- What is expected
The first line to copy is the one with "Reproduce this chart with D3.js."; the last is the one with "const sControle = [0, 0, 0, -0.2, -6.4];". Copy each line in that range exactly, leaving out all others.

--- BEGIN ---

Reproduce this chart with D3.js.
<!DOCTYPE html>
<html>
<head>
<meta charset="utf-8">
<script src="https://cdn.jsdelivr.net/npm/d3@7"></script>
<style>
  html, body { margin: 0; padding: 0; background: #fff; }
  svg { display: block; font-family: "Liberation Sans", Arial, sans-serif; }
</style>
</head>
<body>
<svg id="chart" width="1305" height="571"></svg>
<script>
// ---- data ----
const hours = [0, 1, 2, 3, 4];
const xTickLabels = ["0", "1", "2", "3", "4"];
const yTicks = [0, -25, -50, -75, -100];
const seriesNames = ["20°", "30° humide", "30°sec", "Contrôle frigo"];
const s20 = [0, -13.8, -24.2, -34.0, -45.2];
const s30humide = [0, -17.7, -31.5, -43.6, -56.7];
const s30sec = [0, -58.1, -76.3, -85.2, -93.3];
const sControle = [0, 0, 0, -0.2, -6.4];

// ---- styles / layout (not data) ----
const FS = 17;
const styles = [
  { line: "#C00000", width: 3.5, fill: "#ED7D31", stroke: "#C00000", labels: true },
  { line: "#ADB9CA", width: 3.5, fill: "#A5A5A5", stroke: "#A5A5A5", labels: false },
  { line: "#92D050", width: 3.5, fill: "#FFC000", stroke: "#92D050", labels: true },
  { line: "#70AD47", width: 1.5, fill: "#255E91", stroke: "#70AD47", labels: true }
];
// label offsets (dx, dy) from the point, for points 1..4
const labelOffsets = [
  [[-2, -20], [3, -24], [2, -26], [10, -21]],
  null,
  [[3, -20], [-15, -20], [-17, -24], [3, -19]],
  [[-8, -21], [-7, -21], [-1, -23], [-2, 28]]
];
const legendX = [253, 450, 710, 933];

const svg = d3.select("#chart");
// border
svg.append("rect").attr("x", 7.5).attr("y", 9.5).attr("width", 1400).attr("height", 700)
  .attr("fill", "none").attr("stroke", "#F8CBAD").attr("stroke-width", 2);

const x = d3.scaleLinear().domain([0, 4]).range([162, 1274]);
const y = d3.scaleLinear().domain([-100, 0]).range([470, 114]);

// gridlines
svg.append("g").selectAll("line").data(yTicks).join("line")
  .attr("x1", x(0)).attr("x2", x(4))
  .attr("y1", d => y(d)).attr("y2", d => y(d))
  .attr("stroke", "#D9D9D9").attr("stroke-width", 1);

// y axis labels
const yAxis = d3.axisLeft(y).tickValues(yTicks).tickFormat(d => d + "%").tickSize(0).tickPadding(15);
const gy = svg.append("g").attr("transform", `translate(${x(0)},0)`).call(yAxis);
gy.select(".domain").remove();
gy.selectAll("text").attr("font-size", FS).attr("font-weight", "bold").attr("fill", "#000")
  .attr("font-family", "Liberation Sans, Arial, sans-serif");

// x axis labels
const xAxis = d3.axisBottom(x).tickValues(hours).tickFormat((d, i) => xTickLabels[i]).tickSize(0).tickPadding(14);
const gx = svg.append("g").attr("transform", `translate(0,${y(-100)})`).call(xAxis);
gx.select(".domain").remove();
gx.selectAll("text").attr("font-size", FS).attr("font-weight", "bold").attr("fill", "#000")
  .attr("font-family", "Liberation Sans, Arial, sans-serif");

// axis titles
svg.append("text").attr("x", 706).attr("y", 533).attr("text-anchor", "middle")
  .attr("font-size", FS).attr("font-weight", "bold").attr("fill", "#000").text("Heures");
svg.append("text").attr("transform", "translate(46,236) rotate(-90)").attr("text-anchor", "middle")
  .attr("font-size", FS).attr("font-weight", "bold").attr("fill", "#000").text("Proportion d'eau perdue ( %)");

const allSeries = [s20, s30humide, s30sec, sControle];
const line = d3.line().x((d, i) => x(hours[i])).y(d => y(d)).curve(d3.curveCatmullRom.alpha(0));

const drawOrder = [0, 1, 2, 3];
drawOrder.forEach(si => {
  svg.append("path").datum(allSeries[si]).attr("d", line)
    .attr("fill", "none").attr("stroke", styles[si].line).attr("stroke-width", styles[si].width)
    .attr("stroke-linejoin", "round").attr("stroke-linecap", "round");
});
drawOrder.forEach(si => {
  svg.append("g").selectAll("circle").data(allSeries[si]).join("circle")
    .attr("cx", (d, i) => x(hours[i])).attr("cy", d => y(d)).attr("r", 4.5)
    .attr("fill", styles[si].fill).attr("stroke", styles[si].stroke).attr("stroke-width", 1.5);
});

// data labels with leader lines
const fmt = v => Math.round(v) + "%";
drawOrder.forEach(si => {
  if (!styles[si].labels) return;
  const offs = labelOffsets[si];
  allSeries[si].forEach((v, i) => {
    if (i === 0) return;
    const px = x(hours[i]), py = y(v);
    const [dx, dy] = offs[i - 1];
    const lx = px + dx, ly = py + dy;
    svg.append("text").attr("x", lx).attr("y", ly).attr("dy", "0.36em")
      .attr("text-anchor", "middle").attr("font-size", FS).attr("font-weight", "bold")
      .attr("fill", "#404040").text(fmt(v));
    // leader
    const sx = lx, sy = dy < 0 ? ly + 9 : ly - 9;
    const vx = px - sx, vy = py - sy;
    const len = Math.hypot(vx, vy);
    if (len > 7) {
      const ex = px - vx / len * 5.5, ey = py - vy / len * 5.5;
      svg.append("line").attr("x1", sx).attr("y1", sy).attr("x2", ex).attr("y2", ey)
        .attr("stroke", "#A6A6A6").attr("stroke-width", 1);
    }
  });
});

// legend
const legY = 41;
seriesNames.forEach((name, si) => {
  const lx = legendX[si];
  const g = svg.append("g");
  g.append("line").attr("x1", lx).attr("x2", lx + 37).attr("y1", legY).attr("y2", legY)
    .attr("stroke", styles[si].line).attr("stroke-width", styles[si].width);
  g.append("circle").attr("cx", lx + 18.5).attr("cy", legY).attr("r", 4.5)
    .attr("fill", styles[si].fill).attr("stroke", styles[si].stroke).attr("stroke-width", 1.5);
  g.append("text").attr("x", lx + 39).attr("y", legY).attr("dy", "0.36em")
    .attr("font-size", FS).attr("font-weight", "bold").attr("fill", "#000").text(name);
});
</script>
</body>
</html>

--- END ---
--- BEGIN ---

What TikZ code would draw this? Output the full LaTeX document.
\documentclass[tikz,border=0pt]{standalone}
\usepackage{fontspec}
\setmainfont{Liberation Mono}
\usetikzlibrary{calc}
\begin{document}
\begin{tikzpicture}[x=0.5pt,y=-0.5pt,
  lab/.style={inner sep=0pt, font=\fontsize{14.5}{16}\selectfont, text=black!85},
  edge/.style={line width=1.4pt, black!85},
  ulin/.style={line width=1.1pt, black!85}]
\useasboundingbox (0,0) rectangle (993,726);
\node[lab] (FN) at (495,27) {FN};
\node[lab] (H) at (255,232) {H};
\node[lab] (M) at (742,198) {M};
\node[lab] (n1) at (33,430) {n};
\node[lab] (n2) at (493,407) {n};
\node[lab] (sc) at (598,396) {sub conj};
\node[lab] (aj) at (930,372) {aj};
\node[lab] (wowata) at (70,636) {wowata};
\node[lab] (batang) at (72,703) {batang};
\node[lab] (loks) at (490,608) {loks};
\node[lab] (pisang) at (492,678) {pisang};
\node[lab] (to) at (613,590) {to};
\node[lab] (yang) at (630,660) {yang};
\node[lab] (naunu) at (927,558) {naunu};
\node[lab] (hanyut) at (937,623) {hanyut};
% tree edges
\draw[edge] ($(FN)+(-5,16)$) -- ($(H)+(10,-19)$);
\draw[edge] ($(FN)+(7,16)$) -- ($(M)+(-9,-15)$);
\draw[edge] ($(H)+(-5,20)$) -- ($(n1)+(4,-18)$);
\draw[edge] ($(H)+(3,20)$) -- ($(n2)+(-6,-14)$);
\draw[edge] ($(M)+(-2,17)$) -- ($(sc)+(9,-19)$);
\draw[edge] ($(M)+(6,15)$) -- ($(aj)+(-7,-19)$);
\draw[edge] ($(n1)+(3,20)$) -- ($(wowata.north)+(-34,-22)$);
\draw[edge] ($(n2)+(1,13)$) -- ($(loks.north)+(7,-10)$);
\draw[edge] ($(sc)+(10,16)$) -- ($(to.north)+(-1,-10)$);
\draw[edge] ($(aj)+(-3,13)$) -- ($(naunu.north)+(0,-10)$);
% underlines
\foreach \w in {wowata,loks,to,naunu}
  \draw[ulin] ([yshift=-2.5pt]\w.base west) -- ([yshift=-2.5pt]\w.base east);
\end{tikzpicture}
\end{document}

--- END ---

- Exercise answer
Reproduce this chart with D3.js.
<!DOCTYPE html>
<html>
<head>
<meta charset="utf-8">
<script src="https://cdn.jsdelivr.net/npm/d3@7"></script>
<style>
  html, body { margin: 0; padding: 0; background: #fff; }
  svg { display: block; font-family: "Liberation Sans", Arial, sans-serif; }
</style>
</head>
<body>
<svg id="chart" width="1305" height="571"></svg>
<script>
// ---- data ----
const hours = [0, 1, 2, 3, 4];
const xTickLabels = ["0", "1", "2", "3", "4"];
const yTicks = [0, -25, -50, -75, -100];
const seriesNames = ["20°", "30° humide", "30°sec", "Contrôle frigo"];
const s20 = [0, -13.8, -24.2, -34.0, -45.2];
const s30humide = [0, -17.7, -31.5, -43.6, -56.7];
const s30sec = [0, -58.1, -76.3, -85.2, -93.3];
const sControle = [0, 0, 0, -0.2, -6.4];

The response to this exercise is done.